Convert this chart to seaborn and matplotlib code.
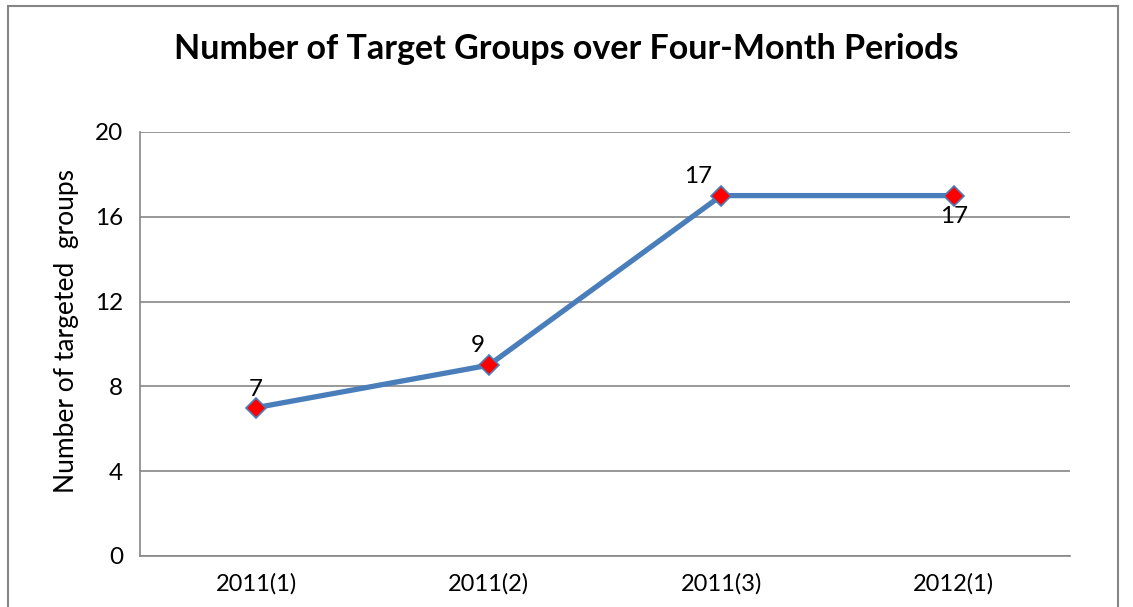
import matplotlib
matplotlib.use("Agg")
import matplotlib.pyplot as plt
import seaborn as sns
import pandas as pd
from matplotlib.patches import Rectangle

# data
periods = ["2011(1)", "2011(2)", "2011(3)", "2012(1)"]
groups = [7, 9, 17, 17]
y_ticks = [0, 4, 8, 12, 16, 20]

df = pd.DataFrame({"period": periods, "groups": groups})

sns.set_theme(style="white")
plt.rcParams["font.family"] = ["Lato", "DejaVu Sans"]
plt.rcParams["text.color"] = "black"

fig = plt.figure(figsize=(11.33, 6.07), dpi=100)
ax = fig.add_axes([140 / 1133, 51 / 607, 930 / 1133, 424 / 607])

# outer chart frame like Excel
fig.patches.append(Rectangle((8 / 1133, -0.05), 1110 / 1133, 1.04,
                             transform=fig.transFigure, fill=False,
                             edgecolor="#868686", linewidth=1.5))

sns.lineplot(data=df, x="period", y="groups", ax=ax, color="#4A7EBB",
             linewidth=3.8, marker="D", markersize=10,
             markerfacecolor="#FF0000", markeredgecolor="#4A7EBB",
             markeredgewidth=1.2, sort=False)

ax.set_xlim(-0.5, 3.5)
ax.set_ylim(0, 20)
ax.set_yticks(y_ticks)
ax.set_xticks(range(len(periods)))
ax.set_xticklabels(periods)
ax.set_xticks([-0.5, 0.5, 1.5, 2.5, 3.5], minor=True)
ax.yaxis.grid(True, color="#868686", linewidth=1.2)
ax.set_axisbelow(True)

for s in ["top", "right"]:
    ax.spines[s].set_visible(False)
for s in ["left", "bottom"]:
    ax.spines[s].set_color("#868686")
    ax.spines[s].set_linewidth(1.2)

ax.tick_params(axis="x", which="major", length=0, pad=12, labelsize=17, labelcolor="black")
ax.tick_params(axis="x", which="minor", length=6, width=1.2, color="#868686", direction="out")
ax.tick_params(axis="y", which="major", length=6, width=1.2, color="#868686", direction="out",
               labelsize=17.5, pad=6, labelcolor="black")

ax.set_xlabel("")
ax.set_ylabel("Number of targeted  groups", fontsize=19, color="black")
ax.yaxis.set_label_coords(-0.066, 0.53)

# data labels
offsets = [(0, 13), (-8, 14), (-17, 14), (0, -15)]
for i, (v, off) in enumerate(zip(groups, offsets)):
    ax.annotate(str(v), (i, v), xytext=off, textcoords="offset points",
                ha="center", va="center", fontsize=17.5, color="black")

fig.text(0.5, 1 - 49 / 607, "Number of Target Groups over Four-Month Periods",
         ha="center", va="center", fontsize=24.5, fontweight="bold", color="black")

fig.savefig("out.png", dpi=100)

====

[WHAT THE TASK ASKS] Reproduce the material in its entirety and word for word, without the pictures.

[RESULT OF THE EXERCISE]
Convert this chart to seaborn and matplotlib code.
import matplotlib
matplotlib.use("Agg")
import matplotlib.pyplot as plt
import seaborn as sns
import pandas as pd
from matplotlib.patches import Rectangle

# data
periods = ["2011(1)", "2011(2)", "2011(3)", "2012(1)"]
groups = [7, 9, 17, 17]
y_ticks = [0, 4, 8, 12, 16, 20]

df = pd.DataFrame({"period": periods, "groups": groups})

sns.set_theme(style="white")
plt.rcParams["font.family"] = ["Lato", "DejaVu Sans"]
plt.rcParams["text.color"] = "black"

fig = plt.figure(figsize=(11.33, 6.07), dpi=100)
ax = fig.add_axes([140 / 1133, 51 / 607, 930 / 1133, 424 / 607])

# outer chart frame like Excel
fig.patches.append(Rectangle((8 / 1133, -0.05), 1110 / 1133, 1.04,
                             transform=fig.transFigure, fill=False,
                             edgecolor="#868686", linewidth=1.5))

sns.lineplot(data=df, x="period", y="groups", ax=ax, color="#4A7EBB",
             linewidth=3.8, marker="D", markersize=10,
             markerfacecolor="#FF0000", markeredgecolor="#4A7EBB",
             markeredgewidth=1.2, sort=False)

ax.set_xlim(-0.5, 3.5)
ax.set_ylim(0, 20)
ax.set_yticks(y_ticks)
ax.set_xticks(range(len(periods)))
ax.set_xticklabels(periods)
ax.set_xticks([-0.5, 0.5, 1.5, 2.5, 3.5], minor=True)
ax.yaxis.grid(True, color="#868686", linewidth=1.2)
ax.set_axisbelow(True)

for s in ["top", "right"]:
    ax.spines[s].set_visible(False)
for s in ["left", "bottom"]:
    ax.spines[s].set_color("#868686")
    ax.spines[s].set_linewidth(1.2)

ax.tick_params(axis="x", which="major", length=0, pad=12, labelsize=17, labelcolor="black")
ax.tick_params(axis="x", which="minor", length=6, width=1.2, color="#868686", direction="out")
ax.tick_params(axis="y", which="major", length=6, width=1.2, color="#868686", direction="out",
               labelsize=17.5, pad=6, labelcolor="black")

ax.set_xlabel("")
ax.set_ylabel("Number of targeted  groups", fontsize=19, color="black")
ax.yaxis.set_label_coords(-0.066, 0.53)

# data labels
offsets = [(0, 13), (-8, 14), (-17, 14), (0, -15)]
for i, (v, off) in enumerate(zip(groups, offsets)):
    ax.annotate(str(v), (i, v), xytext=off, textcoords="offset points",
                ha="center", va="center", fontsize=17.5, color="black")

fig.text(0.5, 1 - 49 / 607, "Number of Target Groups over Four-Month Periods",
         ha="center", va="center", fontsize=24.5, fontweight="bold", color="black")

fig.savefig("out.png", dpi=100)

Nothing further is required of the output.